The clouds passed by as soon as they filled the street with tubloads of rain. I tried to get some extra sleep, but I was too restless to enjoy the pattering and splattering of the captive oceans set free. Waking came like a steel bar, running from the top of my collarbone through my feet. It wasn’t pleasant.
I don’t have the life that many other bipolars seem to have. I’m not squandering huge fortunes, I have no more teeth to destroy by grinding them incessantly, I’ve stopped picking my skin, I have no business to run into the ground, I don’t cut, I am happily married, I have no heretofore unknown children coming to my door, I take my meds faithfully, and I am mostly liked. In other words, I am boring.
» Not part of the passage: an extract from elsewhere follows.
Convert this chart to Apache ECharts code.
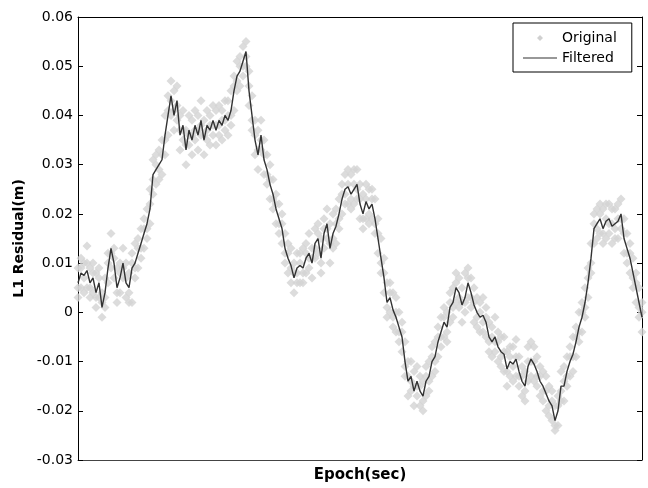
<!DOCTYPE html>
<html>
<head>
<meta charset="utf-8">
<script src="https://cdn.jsdelivr.net/npm/echarts@6/dist/echarts.min.js"></script>
<style>
html, body { margin: 0; padding: 0; background: #fff; }
#chart { width: 648px; height: 488px; }
</style>
</head>
<body>
<div id="chart"></div>
<script>
// filtered L1 residual (m), one value per sample step
const filtered = [
  0.006, 0.008, 0.0075, 0.0085, 0.006, 0.007, 0.004, 0.006, 0.001, 0.004,
  0.009, 0.013, 0.010, 0.005, 0.007, 0.010, 0.006, 0.005, 0.009, 0.010,
  0.012, 0.014, 0.016, 0.018, 0.021, 0.028, 0.029, 0.030, 0.031, 0.036,
  0.040, 0.044, 0.040, 0.043, 0.036, 0.038, 0.033, 0.037, 0.035, 0.038,
  0.036, 0.039, 0.035, 0.038, 0.037, 0.039, 0.037, 0.039, 0.038, 0.040,
  0.039, 0.041, 0.045, 0.048, 0.049, 0.051, 0.053, 0.045, 0.040, 0.035,
  0.032, 0.036, 0.031, 0.029, 0.026, 0.024, 0.021, 0.019, 0.017, 0.013,
  0.011, 0.0095, 0.007, 0.009, 0.0095, 0.009, 0.011, 0.012, 0.010, 0.014,
  0.015, 0.011, 0.016, 0.018, 0.013, 0.016, 0.0175, 0.020, 0.023, 0.025,
  0.0255, 0.024, 0.025, 0.026, 0.022, 0.020, 0.0225, 0.021, 0.022, 0.019,
  0.015, 0.011, 0.007, 0.002, 0.003, 0.0005, -0.001, -0.003, -0.005, -0.010,
  -0.014, -0.013, -0.016, -0.014, -0.016, -0.017, -0.014, -0.013, -0.010, -0.009,
  -0.006, -0.004, -0.002, -0.003, 0.001, 0.002, 0.005, 0.004, 0.0015, 0.003,
  0.006, 0.004, 0.0015, 0.000, -0.001, -0.0006, -0.002, -0.005, -0.006, -0.005,
  -0.007, -0.008, -0.0085, -0.0115, -0.010, -0.0105, -0.0095, -0.012, -0.014, -0.015,
  -0.011, -0.0095, -0.0105, -0.012, -0.014, -0.015, -0.0165, -0.018, -0.019, -0.022,
  -0.020, -0.015, -0.015, -0.012, -0.010, -0.0085, -0.006, -0.003, -0.001, 0.002,
  0.006, 0.011, 0.017, 0.018, 0.019, 0.017, 0.0185, 0.019, 0.0175, 0.018,
  0.0185, 0.020, 0.015, 0.013, 0.011, 0.008, 0.005, 0.002, -0.001
];

// original (unfiltered) samples, upper / middle / lower part of the band
const originalHigh = [
  0.009, 0.011, 0.010, 0.0135, 0.009, 0.010, 0.008, 0.009, 0.004, 0.007,
  0.012, 0.016, 0.013, 0.009, 0.010, 0.013, 0.010, 0.008, 0.012, 0.014,
  0.015, 0.017, 0.019, 0.021, 0.025, 0.031, 0.032, 0.033, 0.035, 0.040,
  0.044, 0.047, 0.045, 0.046, 0.040, 0.041, 0.037, 0.040, 0.039, 0.041,
  0.040, 0.043, 0.039, 0.041, 0.040, 0.042, 0.041, 0.042, 0.041, 0.043,
  0.043, 0.045, 0.048, 0.051, 0.052, 0.054, 0.055, 0.049, 0.044, 0.039,
  0.037, 0.039, 0.035, 0.032, 0.030, 0.027, 0.024, 0.022, 0.020, 0.016,
  0.014, 0.013, 0.010, 0.012, 0.012, 0.013, 0.014, 0.016, 0.013, 0.017,
  0.018, 0.015, 0.019, 0.021, 0.018, 0.020, 0.021, 0.023, 0.026, 0.028,
  0.029, 0.028, 0.029, 0.029, 0.026, 0.024, 0.026, 0.025, 0.025, 0.023,
  0.019, 0.015, 0.011, 0.006, 0.006, 0.004, 0.003, 0.000, -0.002, -0.006,
  -0.010, -0.010, -0.012, -0.011, -0.013, -0.014, -0.011, -0.010, -0.007, -0.006,
  -0.003, -0.001, 0.001, 0.000, 0.004, 0.005, 0.008, 0.007, 0.005, 0.008,
  0.009, 0.007, 0.005, 0.003, 0.002, 0.003, 0.001, -0.002, -0.003, -0.001,
  -0.004, -0.005, -0.005, -0.008, -0.007, -0.007, -0.0055, -0.009, -0.011, -0.012,
  -0.007, -0.006, -0.007, -0.009, -0.011, -0.012, -0.013, -0.015, -0.016, -0.019,
  -0.017, -0.012, -0.011, -0.009, -0.007, -0.005, -0.003, 0.000, 0.002, 0.005,
  0.009, 0.014, 0.020, 0.021, 0.022, 0.021, 0.022, 0.022, 0.021, 0.021,
  0.022, 0.023, 0.019, 0.016, 0.014, 0.011, 0.008, 0.005, 0.002
];

const originalMid = [
  0.005, 0.009, 0.007, 0.010, 0.005, 0.008, 0.003, 0.007, 0.002, 0.003,
  0.010, 0.012, 0.011, 0.004, 0.008, 0.009, 0.007, 0.004, 0.010, 0.009,
  0.013, 0.013, 0.017, 0.017, 0.022, 0.027, 0.030, 0.029, 0.032, 0.035,
  0.041, 0.043, 0.041, 0.042, 0.037, 0.037, 0.034, 0.036, 0.036, 0.037,
  0.037, 0.038, 0.036, 0.037, 0.038, 0.038, 0.038, 0.038, 0.039, 0.039,
  0.040, 0.040, 0.046, 0.047, 0.050, 0.050, 0.052, 0.046, 0.039, 0.036,
  0.033, 0.035, 0.032, 0.028, 0.027, 0.023, 0.022, 0.018, 0.018, 0.012,
  0.012, 0.009, 0.008, 0.008, 0.010, 0.008, 0.012, 0.011, 0.011, 0.013,
  0.016, 0.010, 0.017, 0.017, 0.014, 0.015, 0.018, 0.019, 0.024, 0.024,
  0.026, 0.023, 0.026, 0.025, 0.023, 0.019, 0.023, 0.020, 0.023, 0.018,
  0.016, 0.010, 0.008, 0.001, 0.004, -0.001, 0.000, -0.004, -0.004, -0.011,
  -0.013, -0.014, -0.015, -0.015, -0.015, -0.018, -0.013, -0.014, -0.009, -0.010,
  -0.005, -0.005, -0.001, -0.004, 0.002, 0.001, 0.006, 0.003, 0.002, 0.002,
  0.007, 0.003, 0.002, -0.001, 0.000, -0.002, -0.001, -0.006, -0.005, -0.006,
  -0.006, -0.009, -0.008, -0.012, -0.009, -0.011, -0.009, -0.013, -0.013, -0.016,
  -0.010, -0.010, -0.010, -0.013, -0.013, -0.016, -0.016, -0.019, -0.018, -0.023,
  -0.019, -0.016, -0.014, -0.013, -0.009, -0.009, -0.005, -0.004, 0.000, 0.001,
  0.007, 0.010, 0.018, 0.017, 0.020, 0.016, 0.019, 0.018, 0.018, 0.017,
  0.019, 0.019, 0.016, 0.012, 0.012, 0.007, 0.006, 0.001, 0.000
];

const originalLow = [
  0.003, 0.005, 0.004, 0.005, 0.003, 0.004, 0.001, 0.003, -0.001, 0.001,
  0.006, 0.009, 0.007, 0.002, 0.004, 0.007, 0.003, 0.002, 0.002, 0.007,
  0.009, 0.011, 0.013, 0.015, 0.018, 0.024, 0.026, 0.027, 0.028, 0.032,
  0.036, 0.040, 0.037, 0.039, 0.033, 0.035, 0.030, 0.034, 0.032, 0.035,
  0.033, 0.036, 0.032, 0.035, 0.034, 0.036, 0.034, 0.036, 0.035, 0.037,
  0.036, 0.038, 0.041, 0.045, 0.046, 0.048, 0.050, 0.042, 0.037, 0.032,
  0.029, 0.033, 0.028, 0.026, 0.023, 0.021, 0.018, 0.016, 0.014, 0.010,
  0.008, 0.006, 0.004, 0.006, 0.006, 0.006, 0.008, 0.009, 0.007, 0.011,
  0.012, 0.008, 0.013, 0.015, 0.010, 0.013, 0.014, 0.017, 0.020, 0.022,
  0.022, 0.021, 0.022, 0.023, 0.019, 0.017, 0.019, 0.018, 0.019, 0.016,
  0.012, 0.008, 0.004, -0.001, 0.000, -0.003, -0.004, -0.006, -0.008, -0.013,
  -0.017, -0.016, -0.019, -0.017, -0.019, -0.020, -0.017, -0.016, -0.013, -0.012,
  -0.009, -0.007, -0.005, -0.006, -0.002, -0.001, 0.002, 0.001, -0.002, 0.000,
  0.003, 0.001, -0.002, -0.003, -0.004, -0.004, -0.005, -0.008, -0.009, -0.008,
  -0.010, -0.011, -0.012, -0.015, -0.013, -0.014, -0.013, -0.015, -0.017, -0.018,
  -0.014, -0.013, -0.014, -0.015, -0.017, -0.018, -0.020, -0.021, -0.022, -0.024,
  -0.023, -0.018, -0.018, -0.015, -0.013, -0.012, -0.009, -0.006, -0.004, -0.001,
  0.003, 0.008, 0.014, 0.015, 0.016, 0.014, 0.015, 0.016, 0.014, 0.015,
  0.015, 0.017, 0.012, 0.010, 0.008, 0.005, 0.002, -0.001, -0.004
];

const yMin = -0.03;
const yMax = 0.06;
const yStep = 0.01;

const font = 'DejaVu Sans, sans-serif';
const gray = '#d3d3d3';

const toPoints = arr => arr.map((v, i) => [i, v]);

const originalSeries = [originalHigh, originalMid, originalLow].map(arr => ({
  name: 'Original',
  type: 'scatter',
  symbol: 'diamond',
  symbolSize: 9,
  itemStyle: { color: gray },
  data: toPoints(arr),
  z: 2
}));

const chart = echarts.init(document.getElementById('chart'));
chart.setOption({
  animation: false,
  backgroundColor: '#fff',
  grid: { left: 78, right: 6, top: 17, bottom: 25 },
  legend: {
    orient: 'vertical',
    left: 513,
    top: 23,
    data: [
      { name: 'Original', icon: 'path://M5,0L10,5L5,10L0,5Z', itemStyle: { color: '#c4c4c4' } },
      { name: 'Filtered', icon: 'path://M0,0H34V1H0Z', itemStyle: { color: '#333' } }
    ],
    symbolKeepAspect: true,
    itemWidth: 34,
    itemHeight: 6,
    itemGap: 4,
    padding: [7, 15, 6, 10],
    borderColor: '#000',
    borderWidth: 1,
    borderRadius: 0,
    backgroundColor: '#fff',
    textStyle: { fontFamily: font, fontSize: 14, color: '#000', lineHeight: 16 },
    z: 10
  },
  xAxis: [
    {
      type: 'value',
      min: 0,
      max: filtered.length - 1,
      name: 'Epoch(sec)',
      nameLocation: 'middle',
      nameGap: 8,
      nameTextStyle: { fontFamily: font, fontSize: 15, fontWeight: 'bold', color: '#000', verticalAlign: 'top' },
      axisLine: { show: true, onZero: false, lineStyle: { color: '#444', width: 1 } },
      axisTick: { show: false },
      axisLabel: { show: false },
      splitLine: { show: false }
    },
    {
      type: 'value',
      position: 'top',
      min: 0,
      max: filtered.length - 1,
      axisLine: { show: true, onZero: false, lineStyle: { color: '#000', width: 1 } },
      axisTick: { show: false },
      axisLabel: { show: false },
      splitLine: { show: false }
    }
  ],
  yAxis: [
    {
      type: 'value',
      min: yMin,
      max: yMax,
      interval: yStep,
      name: 'L1 Residual(m)',
      nameLocation: 'middle',
      nameGap: 48,
      nameTextStyle: { fontFamily: font, fontSize: 14, fontWeight: 'bold', color: '#000' },
      axisLine: { show: true, onZero: false, lineStyle: { color: '#000', width: 1 } },
      axisTick: { show: true, inside: true, length: 5, lineStyle: { color: '#000' } },
      axisLabel: {
        fontFamily: font,
        fontSize: 14,
        color: '#000',
        margin: 5,
        formatter: v => (Math.abs(v) < 1e-9 ? '0' : v.toFixed(2))
      },
      splitLine: { show: false }
    },
    {
      type: 'value',
      position: 'right',
      min: yMin,
      max: yMax,
      interval: yStep,
      axisLine: { show: true, onZero: false, lineStyle: { color: '#000', width: 1 } },
      axisTick: { show: true, inside: true, length: 5, lineStyle: { color: '#000' } },
      axisLabel: { show: false },
      splitLine: { show: false }
    }
  ],
  series: originalSeries.concat([
    {
      name: 'Filtered',
      type: 'line',
      symbol: 'none',
      showSymbol: false,
      lineStyle: { color: '#333', width: 1.4 },
      itemStyle: { color: '#333' },
      data: toPoints(filtered),
      z: 5
    }
  ])
});
</script>
</body>
</html>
After the storm and well into the evening I thought about how life seems to have missed me. For all the good that I seem to have amassed, I’ve gotten nowhere. Should I have ranted and raved more than I did? Thrown wild parties? Gone to more even if it meant that I was crashing them? Did I screw up by missing out on doing on the Bipolar-Things-That-Other-People-Do? Did I not get laid enough, go trekking enough, live on the street enough, dance with grizzlies enough? Is my rightful place in the stomach of a bear, to be squeezed out in the end mixed with pieces of Timothy Treadwell and his girlfriend?
Remember those self-help books which talked about the poor schmo who was stuck being a mere account executive in his company and then — voila! — found himself to become president of the company? They used to make me wretch. Publishers still find hacks to write them, I suppose. I don’t read them because I have given up all hope of ever being employed. I’ve never been past the administrative assistant level and I am tired of hearing about how that just might make me more decent than someone above me. It’s a repetition of the abrasive sleep, of the rainy afternoon that doesn’t fulfill its promise of rest.
Oh, I can count my strengths. But I’d like a little money, a little opportunity, a little more in the way of creative endeavor than the daily wail about the government or the neighbor who peeks through her blinds when I walk down the street to get in my truck. I have too many secrets, it seems, and that’s where most of the good stuff lies. You can’t talk about most of what I know. And you can’t write a good blog without a whine, it seems. But when I whine — it’s the old adage. You can always complain, but it doesn’t do any good.
I have twenty to forty more years of this.
Lynn’s going to worry when she reads this. She’s going to remember the day when I sent bizarre cell phone messages to her and then went to sit on a log in Whiting Ranch Wilderness to carve on my wrist using the chewed off ends of my glasses. More happened than that, but for the rest of our lives, she’s going to obsess about the text messages and I am going to have to watch what I write.
Plop plop plop. The sound of a dripping roof.
Since night fell and the heater started up as I clicked the thermostat up a notch, the rain-air has come to a boil. Out I went with Lynn to the local soup and salad bar, had an argument over directions, ate, went to a sporting goods store to pick up a part for my Camelbak, and came home. Home where I read blogs for three quarters of an hour, then gave in to overwhelming, black-hot-lava-bomb narcissism. I sighed and told myself that I was just a boring bipolar. On finishing this, I just think I am selfish.